The consortium of Dow, Dupont, and Northwestern will use the APS to study the molecular structures and changes of virtually every phase in the manufacture of plastics, says Dr. Georgopoulos, head of the consortium.

The resulting knowledge would open avenues for innovation, greater efficiency, and lower costs, says Georgopoulos, a research professor of materials sciences at Northwestern.

The APS creates narrow beams of X-rays by accelerating positrons - positively-charged electrons - in a giant circle at speeds nearing that of light. Magnets bend the positron beam over a short distance and induce it to release energy in the form of X-rays.

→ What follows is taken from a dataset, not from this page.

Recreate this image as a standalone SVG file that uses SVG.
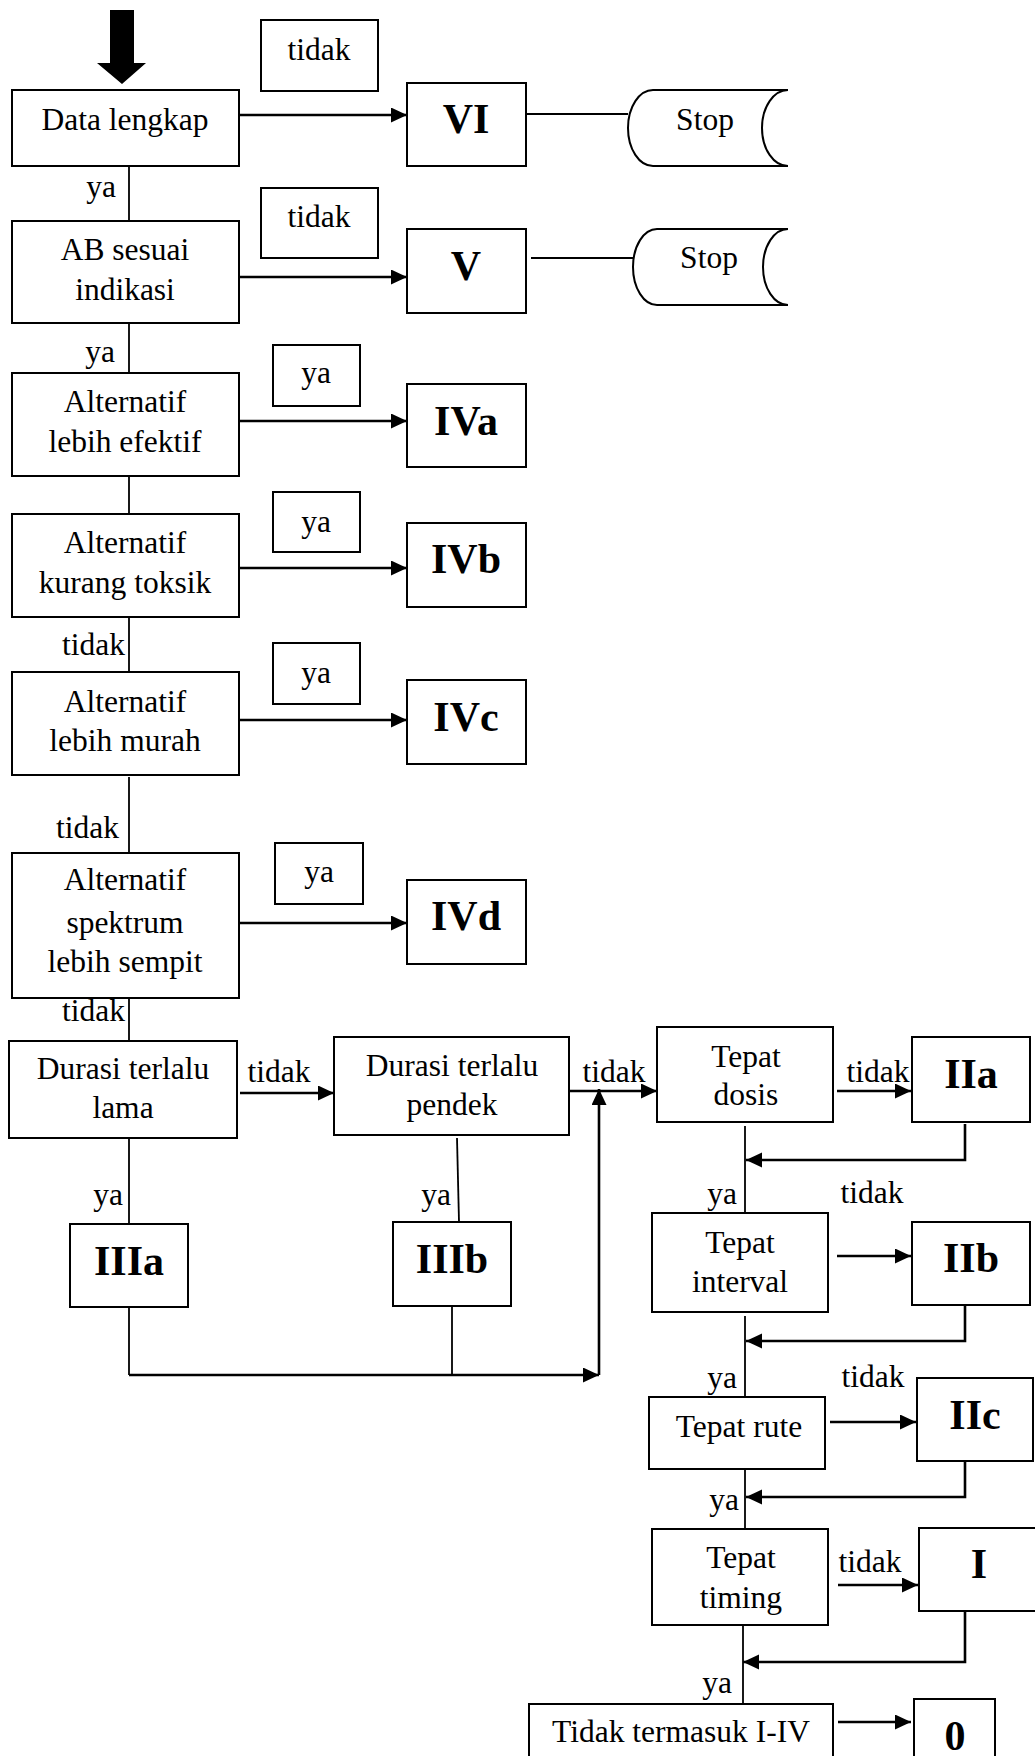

The facility will house several lab sites on the outer edge of the 1,213-yard-circumference ``storage ring,'' the giant circular structure.

In the labs, scientists will use magnets to tap X-rays from the photons racing around the storage ring. They will guide the X-rays from the circular path and aim them at the materials under study.

Scientists have just an inkling of what the high-energy beams will reveal.

``The APS is such a big step forward that we can't really predict where we will land 10 years from now,'' Georgopoulos says.